In short, a successful arbitration evidentiary hearing is a complicated symphony performance that often calls for precise coordination of the counsel team, client representatives, fact witnesses, documentary evidence, experts, demonstratives, and more. Having served as a mock arbitrator, it is rewarding to be able to provide feedback that assists the team in perfecting their symphony performance, helps witnesses feel more at ease in testifying, and ideally fosters a closer relationship between the client and external counsel.

As a long-time faculty coach of student moot teams, I have learned how important it is to try to convey feedback in a constructive way that builds team unity and performance. Like a moot team, the entire arbitration team’s success may be compromised by one or more underperforming participants.
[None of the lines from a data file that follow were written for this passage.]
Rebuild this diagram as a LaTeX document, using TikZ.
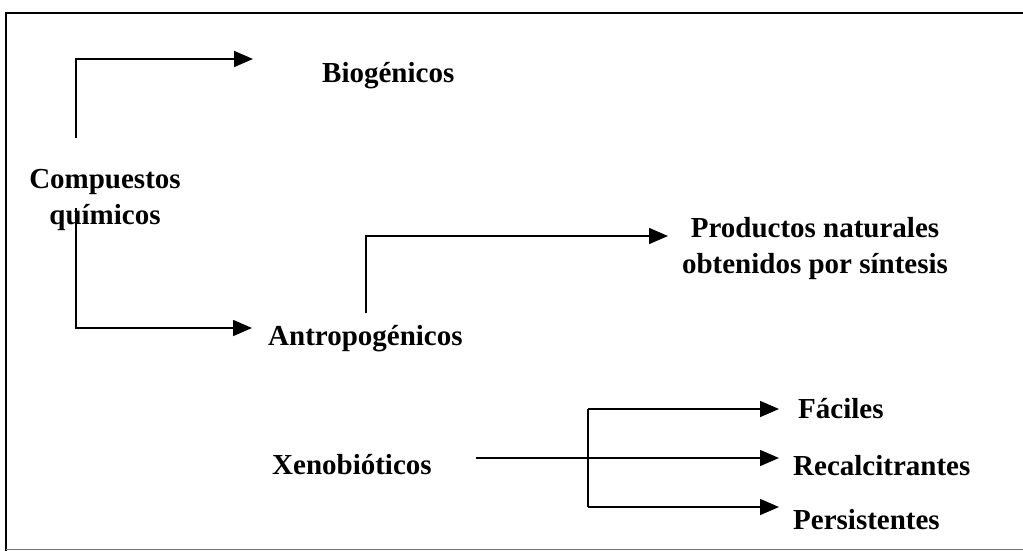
\documentclass[tikz,border=0pt]{standalone}
\usepackage{fontspec}
\setmainfont{Liberation Serif}
\usetikzlibrary{arrows.meta}
\begin{document}
\begin{tikzpicture}[x=1pt,y=-1pt,
  lbl/.style={font=\fontsize{29}{36}\selectfont\bfseries, inner sep=0pt, anchor=base west},
  lblc/.style={font=\fontsize{29}{36}\selectfont\bfseries, inner sep=0pt, align=center, anchor=base},
  conn/.style={line width=1.6pt, -{Triangle[length=19pt,width=16pt]}},
  plain/.style={line width=1.6pt},
  frame/.style={line width=1.8pt}]
\useasboundingbox (0,0) rectangle (1023,551);
% frame
\draw[frame] (6,551) -- (6,13) -- (1023,13);
\draw[line width=1pt, black!55] (6,549) -- (1023,549);
% labels
\node[lbl] (bio) at (322,83) {Biogénicos};
\node[lblc] (comp) at (105,224) {Compuestos\\químicos};
\node[lbl] (antro) at (268,345) {Antropogénicos};
\node[lblc] (prod) at (815,273) {Productos naturales\\obtenidos por síntesis};
\node[lbl] (xeno) at (272,474) {Xenobióticos};
\node[lbl] (fac) at (798,418) {Fáciles};
\node[lbl] (rec) at (793,475) {Recalcitrantes};
\node[lbl] (per) at (793,529) {Persistentes};
% connector end points
\coordinate (c1) at (76,138);
\coordinate (t1) at (253,59);
\coordinate (c2) at (76,208);
\coordinate (t2) at (252,328);
\coordinate (c3) at (366,313);
\coordinate (t3) at (668,236);
\coordinate (x0) at (476,458);
\coordinate (tx) at (779,458);
\coordinate (b1) at (588,409);
\coordinate (b2) at (588,507);
\coordinate (tf) at (779,409);
\coordinate (tp) at (779,507);
% connectors
\draw[conn] (c1) |- (t1);
\draw[conn] (c2) |- (t2);
\draw[conn] (c3) |- (t3);
\draw[conn] (x0) -- (tx);
\draw[plain] (b1) -- (b2);
\draw[conn] (b1) -- (tf);
\draw[conn] (b2) -- (tp);
\end{tikzpicture}
\end{document}
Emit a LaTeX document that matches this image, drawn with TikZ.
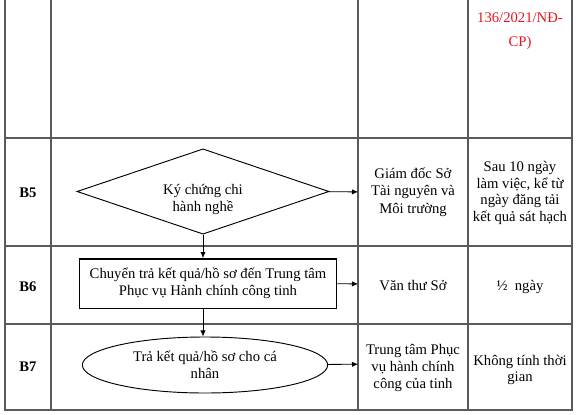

It is important to have each section of the “arbitration orchestra” fully prepared for the evidentiary hearing. Mock arbitrations are opportunities to improve and refine the performance of all who have a role in the hearing. Mocks also may facilitate strategic choices as to what arguments and evidence to feature at the hearing as distinguished from arguments and evidence that may be better presented or explained more granularly in written submissions after the hearing. Mock arbitrations focus on making the most of oral advocacy, testimony, and documentary evidence at the hearing so that the orchestra performs optimally.